Reference or proof of a theorem of L. Fejér on summability of Fourier series

Question

In the article "Ensembles exceptionnels" by A. Beurling, the author cites the following theorem of Fejér: Suppose that a $2\pi$ periodic function $ f $, Lebesgue integrable in $(0,2\pi)$ satisfies the property that $$ \sum_{n=0}^\infty n |\hat{f}(n)|^2 < + \infty, $$

then there exists a sequence $r_N \in (0,1)$ such that $$\Big| \sum_{n=0}^N \hat{f}(n) e^{i\theta n} - \sum_{n=0}^\infty \hat{f}(n)r_N^ne^{i\theta n}\Big| \to 0, \,\, \text{as} \,\, N \to \infty,$$ uniformly (in $\theta$).

The cited article is " Über Gewisse Potenzreihen an der Konvergenzgrenze, L. Fejér". I could not spot the above theorem in the cited paper (mainly because I do not know any german).

I am looking for a reference in english of the above theorem or a proof of the claim.

Answer 1

I looked at that paper of Fejér, and although he does discuss some related things, I did not find that exact statement in his paper (granted, my German is probably not much better than yours). So, I will just provide a proof with the only hint from the Fejér's paper being that we have to use Cauchy--Schwarz inequality somewhere.

In fact, I will show that $r_N = \left(1 - \frac{1}{N}\right)$ works for all such functions, so it does not even depend on $f$ (proof also works for $r_N = \left(1 - \frac{c}{N}\right)$ for any fixed positive $c$).

So, we have to bound $$\sum_{n = 0}^N (1 - r_N^n) a_n e^{i\theta n} + \sum_{n = N+1}^\infty r_N^n a_n e^{i\theta n}.$$

Fix some big number $K$ and split the first sum additionally into the terms $n \le K$ and $n > K$, where $K$ is chosen so that $\sum_{n > K} n |a_n|^2 < \varepsilon$. This way we will have $I_1 + I_2 + I_3$. We will show that for big enough $N$ each of these terms is at most $\sqrt{\varepsilon}$, this will be enough since $\varepsilon > 0$ can be arbitrary.

For $I_1$ there is nothing to prove, as long as $K$ is fixed it tends to $0$ uniformly since it has $K$ terms each of which tends to $0$ in absolute value regardless of $\theta$. For $I_2$ and $I_3$ we will use the Cauchy--Schwarz inequality. We start with $I_2$: $$|I_2| \le \sum_{n = K+1}^N (1 - r_N^n) |a_n| \le \sum_{n=K+1}^N \frac{n}{N} |a_n| \le \sqrt{\varepsilon} \sqrt{\sum_{n = K+1}^N \frac{n}{N^2}} \le \sqrt{\varepsilon},$$ where in the first step we put absolute value into the sum, in the second step we used Bernoulli's inequality $(1+s)^k \ge 1 + ks$ for $s \ge -1, k \in \mathbb{N}$, in the third step we used Cauchy--Schwarz inequality, and in the last step we just used that each term in the sum is at most $\frac{1}{N}$ and the number of terms in the sum is at most $N$.
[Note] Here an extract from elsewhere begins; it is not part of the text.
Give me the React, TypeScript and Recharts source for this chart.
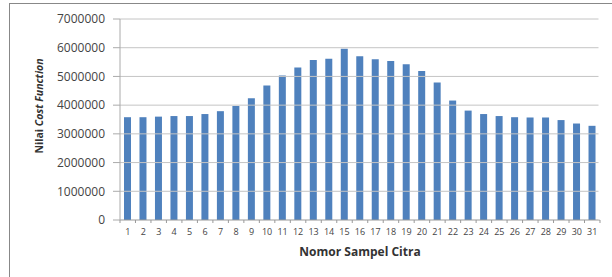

Now, we turn to $I_3$. Note that $r_N^{N} = \left (1 - \frac{1}{N}\right)^{N} \le \frac{1}{2}$ for big enough $N$ (in fact, this sequence tends to $\frac{1}{e}$). We will now use one more decomposition for $I_3$, denoting by $J_k$ the sum from $kN + 1$ to $(k+1)N$. On each such interval $r_N^n$ is at most $2^{-k}$. So, we have $$|J_k| \le 2^{-k}\sum_{n = kN+1}^{(k+1)N} |a_n| \le 2^{-k}\sqrt{\varepsilon} \sqrt{\sum_{n = kN+1}^{(k+1)N} \frac{1}{n}} \le 2^{-k}\sqrt{\varepsilon},$$

where again the first step is putting absolute values, the second step is Cauchy--Scwarz inequality, and in the last step there are $N$ terms in the sum, each of which is at most $\frac{1}{N}$.

Summing this over $k$ we get that $|I_3| \le \sqrt{\varepsilon}$.